_DATA SECTION_
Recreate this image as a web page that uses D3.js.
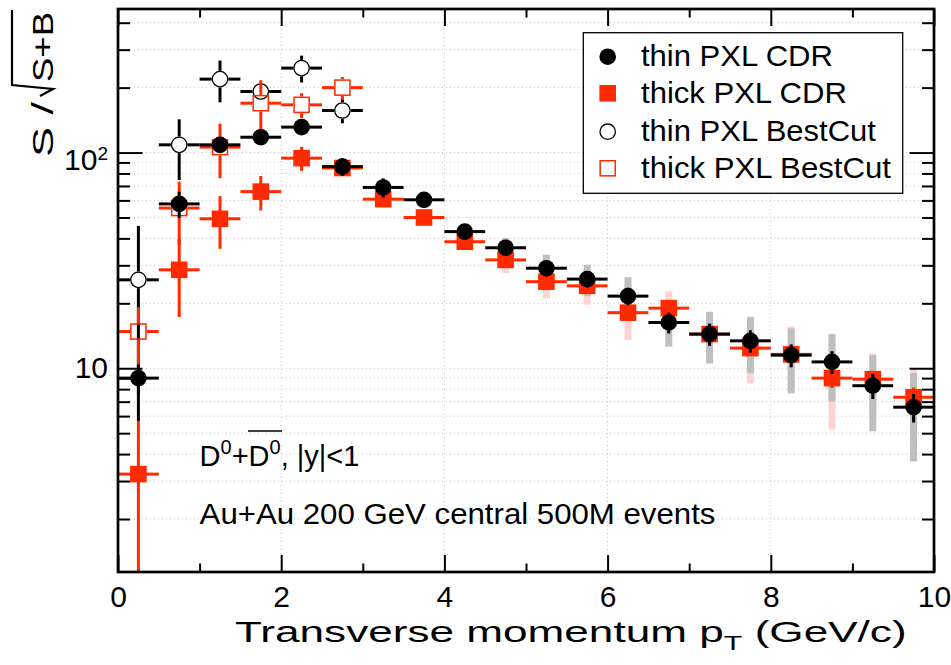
<!DOCTYPE html>
<html>
<head>
<meta charset="utf-8">
<script src="https://d3js.org/d3.v7.min.js"></script>
<style>
  body { margin: 0; background: #fff; }
  svg { display: block; font-family: "Liberation Sans", Arial, Helvetica, sans-serif; }
</style>
</head>
<body>
<div id="chart"></div>
<script>
// pT bins (GeV/c), bin half width 0.25
const binCenters = [0.25, 0.75, 1.25, 1.75, 2.25, 2.75, 3.25, 3.75, 4.25, 4.75,
                    5.25, 5.75, 6.25, 6.75, 7.25, 7.75, 8.25, 8.75, 9.25, 9.75];
const binHalf = 0.25;

// thin PXL CDR (black filled circles)
const thinCDR      = [9.0, 57.8, 108.6, 117.8, 131.2, 86.1, 68.9, 60.4, 43.0, 36.2,
                      29.1, 25.9, 21.6, 16.3, 14.4, 13.4, 11.5, 10.7, 8.3, 6.6];
const thinCDRErr   = [1.4, 8, 7, 7, 6, 8, 7, 5, 3.5, 3,
                      2.5, 2.2, 2, 1.8, 1.7, 1.6, 1.4, 1.3, 1.1, 1.0];
const thinCDRBand  = [0, 0, 0, 0, 0, 0, 0, 0, 0, 4,
                      4.5, 4.3, 4.85, 3.7, 3.85, 3.9, 3.8, 3.7, 3.2, 2.9];

// thick PXL CDR (red filled squares)
const thickCDR     = [3.23, 28.6, 49.3, 65.9, 94.2, 84.8, 60.8, 50.0, 38.6, 31.8,
                      25.2, 24.1, 18.1, 19.0, 14.4, 12.4, 11.6, 9.0, 8.9, 7.34];
const thickCDRErr  = [2.5, 11.3, 13.5, 12, 12, 6, 4, 3, 2, 1.5,
                      1.5, 1.3, 1.2, 1.1, 1, 1, 0.9, 0.9, 0.8, 0.8];
const thickCDRBand = [0, 0, 0, 0, 0, 0, 0, 0, 0, 4.2,
                      4.1, 4.4, 4.6, 3.7, 3.9, 3.9, 4, 3.8, 2.8, 2.5];

// BestCut points only exist for the first six bins
const bestCutBins     = [0.25, 0.75, 1.25, 1.75, 2.25, 2.75];
const thinBestCut     = [25.7, 108.6, 219, 191.9, 246.4, 156.7];
const thinBestCutErr  = [20, 34, 48, 15, 35, 20];
const thickBestCut    = [14.8, 55.3, 106, 169.4, 166.4, 200];
const thickBestCutErr = [4.4, 18, 30, 47, 22, 24];

const xTicksMajor = [0, 2, 4, 6, 8, 10];
const xTicksMinor = [1, 3, 5, 7, 9];
const yTicksMajor = [10, 100];
const yTickLabels = ['10', '10^2'];
const yTicksMinor = [2, 3, 4, 5, 6, 7, 8, 9, 20, 30, 40, 50, 60, 70, 80, 90, 200, 300, 400];

const legendLabels = ['thin PXL CDR', 'thick PXL CDR', 'thin PXL BestCut', 'thick PXL BestCut'];

const red = '#ff2a00', black = '#000';
const width = 951, height = 665;
const margin = {top: 9, right: 17, bottom: 93, left: 118};

let svg = d3.select('#chart')
            .append('svg')
            .attr('width', width)
            .attr('height', height);

let x = d3.scaleLinear()
          .domain([0, 10])
          .range([margin.left, width - margin.right]);

let y = d3.scaleLog()
          .domain([1.136, 463])
          .range([height - margin.bottom, margin.top]);

const x0 = x.range()[0], x1 = x.range()[1];
const yb = y.range()[0], yt = y.range()[1];

svg.append('clipPath').attr('id', 'plotClip')
   .append('rect')
   .attr('x', x0).attr('y', yt)
   .attr('width', x1 - x0).attr('height', yb - yt);

// dotted grid
let grid = svg.append('g').attr('class', 'grid')
              .attr('stroke', '#c4c4c4')
              .attr('stroke-width', 1)
              .attr('stroke-dasharray', '1,3');

grid.selectAll('line.h')
    .data(yTicksMajor.concat(yTicksMinor))
    .enter().append('line')
    .attr('class', 'h')
    .attr('x1', x0).attr('x2', x1)
    .attr('y1', d => y(d)).attr('y2', d => y(d));

grid.selectAll('line.v')
    .data(xTicksMajor.slice(1, -1))
    .enter().append('line')
    .attr('class', 'v')
    .attr('y1', yt).attr('y2', yb)
    .attr('x1', d => x(d)).attr('x2', d => x(d));

let plot = svg.append('g').attr('clip-path', 'url(#plotClip)');

const R = 8.3, SQ = 16.6;
const lo = v => Math.max(v, y.domain()[0] * 0.5);

function drawBand(xs, vals, band, colour) {
  const pts = xs.map((d, i) => ({x: d, v: vals[i], b: band[i]})).filter(d => d.b > 0);
  plot.append('g')
      .selectAll('rect')
      .data(pts)
      .enter().append('rect')
      .attr('x', d => x(d.x) - 3.5)
      .attr('width', 7)
      .attr('y', d => y(d.v + d.b))
      .attr('height', d => y(lo(d.v - d.b)) - y(d.v + d.b))
      .style('fill', colour);
}

function drawSeries(xs, vals, errs, colour, shape, hollow) {
  const pts = xs.map((d, i) => ({x: d, v: vals[i], e: errs[i]}));
  const gap = hollow ? R : 0;
  let g = plot.append('g');

  let bars = g.append('g')
              .attr('stroke', colour)
              .attr('stroke-width', 3);

  pts.forEach(d => {
    const cx = x(d.x), cy = y(d.v);
    const top = y(d.v + d.e), bot = y(lo(d.v - d.e));
    if (top < cy - gap) bars.append('line').attr('x1', cx).attr('x2', cx).attr('y1', top).attr('y2', cy - gap);
    if (bot > cy + gap) bars.append('line').attr('x1', cx).attr('x2', cx).attr('y1', cy + gap).attr('y2', bot);
    bars.append('line').attr('y1', cy).attr('y2', cy).attr('x1', x(d.x - binHalf)).attr('x2', cx - gap);
    bars.append('line').attr('y1', cy).attr('y2', cy).attr('x1', cx + gap).attr('x2', x(d.x + binHalf));
  });

  addMarkers(g, pts.map(d => [x(d.x), y(d.v)]), colour, shape, hollow);
}

function addMarkers(parent, xy, colour, shape, hollow) {
  let g = parent.append('g');
  if (shape === 'circle') {
    g.selectAll('circle')
     .data(xy)
     .enter().append('circle')
     .attr('cx', d => d[0]).attr('cy', d => d[1])
     .attr('r', hollow ? R - 0.6 : R)
     .style('fill', hollow ? 'none' : colour)
     .style('stroke', hollow ? colour : 'none')
     .style('stroke-width', 1.3);
  } else {
    const s = hollow ? SQ - 1.5 : SQ;
    g.selectAll('rect')
     .data(xy)
     .enter().append('rect')
     .attr('x', d => d[0] - s / 2).attr('y', d => d[1] - s / 2)
     .attr('width', s).attr('height', s)
     .style('fill', hollow ? 'none' : colour)
     .style('stroke', hollow ? colour : 'none')
     .style('stroke-width', 1.5);
  }
}

drawBand(binCenters, thickCDR, thickCDRBand, '#ffd3d3');
drawBand(binCenters, thinCDR, thinCDRBand, '#bfbfbf');
drawSeries(binCenters, thickCDR, thickCDRErr, red, 'square', false);
drawSeries(bestCutBins, thinBestCut, thinBestCutErr, black, 'circle', true);
drawSeries(bestCutBins, thickBestCut, thickBestCutErr, red, 'square', true);
drawSeries(binCenters, thinCDR, thinCDRErr, black, 'circle', false);

// axes: ticks on all four sides, pointing inwards
function styleAxis(sel) {
  sel.select('.domain').remove();
  sel.selectAll('.tick line').attr('stroke', '#000').attr('stroke-width', 2);
}

svg.append('g')
   .attr('transform', `translate(0,${yb})`)
   .call(d3.axisBottom(x).tickValues(xTicksMajor).tickSize(-17).tickSizeOuter(0)
           .tickPadding(13.4).tickFormat(d3.format('d')))
   .call(styleAxis)
   .call(g => g.selectAll('text')
               .attr('font-family', '"Liberation Sans", Arial, sans-serif')
               .attr('font-size', 30).attr('fill', '#000'));

svg.append('g')
   .attr('transform', `translate(0,${yb})`)
   .call(d3.axisBottom(x).tickValues(xTicksMinor).tickSize(-8.5).tickSizeOuter(0).tickFormat(''))
   .call(styleAxis);

svg.append('g')
   .attr('transform', `translate(0,${yt})`)
   .call(d3.axisTop(x).tickValues(xTicksMajor).tickSize(-17).tickSizeOuter(0).tickFormat(''))
   .call(styleAxis);

svg.append('g')
   .attr('transform', `translate(0,${yt})`)
   .call(d3.axisTop(x).tickValues(xTicksMinor).tickSize(-8.5).tickSizeOuter(0).tickFormat(''))
   .call(styleAxis);

[[d3.axisLeft, x0], [d3.axisRight, x1]].forEach(([ax, pos]) => {
  svg.append('g')
     .attr('transform', `translate(${pos},0)`)
     .call(ax(y).tickValues(yTicksMajor).tickSize(-24.5).tickSizeOuter(0).tickFormat(''))
     .call(styleAxis);
  svg.append('g')
     .attr('transform', `translate(${pos},0)`)
     .call(ax(y).tickValues(yTicksMinor).tickSize(-12).tickSizeOuter(0).tickFormat(''))
     .call(styleAxis);
});

// y tick labels (ROOT style 10, 10^2)
yTicksMajor.forEach((v, i) => {
  const parts = yTickLabels[i].split('^');
  let t = svg.append('text')
             .attr('x', x0 - 10)
             .attr('y', y(v) + (parts[1] ? 17.3 : 10))
             .attr('text-anchor', 'end')
             .attr('font-size', 30);
  t.append('tspan').text(parts[0]);
  if (parts[1]) t.append('tspan').attr('dy', -10).attr('font-size', 19).text(parts[1]);
});

// frame
svg.append('rect')
   .attr('x', x0).attr('y', yt)
   .attr('width', x1 - x0).attr('height', yb - yt)
   .style('fill', 'none')
   .style('stroke', '#000')
   .style('stroke-width', 2.7);

// the ROOT text is a bit wider than Liberation Sans: stretch horizontally to the measured width
function fitText(parent, px, py, w, build) {
  let g = parent.append('g');
  let t = g.append('text').attr('x', 0).attr('y', 0).attr('font-size', 29);
  build(t);
  const s = w / t.node().getComputedTextLength();
  g.attr('transform', `translate(${px},${py}) scale(${s},1)`);
  return t;
}

// x title
fitText(svg, 235, 641.7, 672, t => {
  t.append('tspan').text('Transverse momentum p');
  t.append('tspan').attr('dy', 8).attr('font-size', 20).text('T');
  t.append('tspan').attr('dy', -8).text(' (GeV/c)');
});

// y title: S / sqrt(S+B)
let yTitle = svg.append('g').attr('transform', 'translate(53,0) rotate(-90)');
fitText(yTitle, -157, 0, 55, t => t.text('S /'));
yTitle.append('path')
      .attr('d', 'M-96,-13 L-89,0 L-85,-41 L-10,-41')
      .style('fill', 'none')
      .style('stroke', '#000')
      .style('stroke-width', 2.2);
fitText(yTitle, -82, 0, 70, t => t.text('S+B'));

// legend
let legend = svg.append('g');
legend.append('rect')
      .attr('x', 583.3).attr('y', 32.7)
      .attr('width', 319.4).attr('height', 160.6)
      .style('fill', '#fff')
      .style('stroke', '#000')
      .style('stroke-width', 1.3);

const legendRows = [56.7, 93.3, 131.7, 168.3];
const legendStyle = [[black, 'circle', false], [red, 'square', false],
                     [black, 'circle', true], [red, 'square', true]];
const legendWidths = [192, 206, 235, 250];

legendLabels.forEach((lab, i) => {
  const [c, s, h] = legendStyle[i];
  addMarkers(legend, [[607.7, legendRows[i]]], c, s, h);
  fitText(legend, 641, legendRows[i] + 9.5, legendWidths[i], t => t.text(lab));
});

// annotations
let ann1 = svg.append('text')
              .attr('x', 199.6).attr('y', 466.4)
              .attr('font-size', 29);
ann1.append('tspan').text('D');
ann1.append('tspan').attr('dy', -12.4).attr('font-size', 20).text('0');
ann1.append('tspan').attr('dy', 12.4).text('+D');
ann1.append('tspan').attr('dy', -12.4).attr('font-size', 20).text('0');
ann1.append('tspan').attr('dy', 12.4).text(', |y|<1');

// overline over the anti-D0
svg.append('line')
   .attr('x1', 248).attr('x2', 282)
   .attr('y1', 431).attr('y2', 431)
   .style('stroke', '#000')
   .style('stroke-width', 1.6);

fitText(svg, 199.6, 523.6, 516, t => t.text('Au+Au 200 GeV central 500M events'));
</script>
</body>
</html>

_WORK TO DO_
Exactly restate the lines from the beginning of the data through the line with "const binHalf = 0.25;", and no others, keeping pictures out.

_WRITTEN SOLUTION_
Recreate this image as a web page that uses D3.js.
<!DOCTYPE html>
<html>
<head>
<meta charset="utf-8">
<script src="https://d3js.org/d3.v7.min.js"></script>
<style>
  body { margin: 0; background: #fff; }
  svg { display: block; font-family: "Liberation Sans", Arial, Helvetica, sans-serif; }
</style>
</head>
<body>
<div id="chart"></div>
<script>
// pT bins (GeV/c), bin half width 0.25
const binCenters = [0.25, 0.75, 1.25, 1.75, 2.25, 2.75, 3.25, 3.75, 4.25, 4.75,
                    5.25, 5.75, 6.25, 6.75, 7.25, 7.75, 8.25, 8.75, 9.25, 9.75];
const binHalf = 0.25;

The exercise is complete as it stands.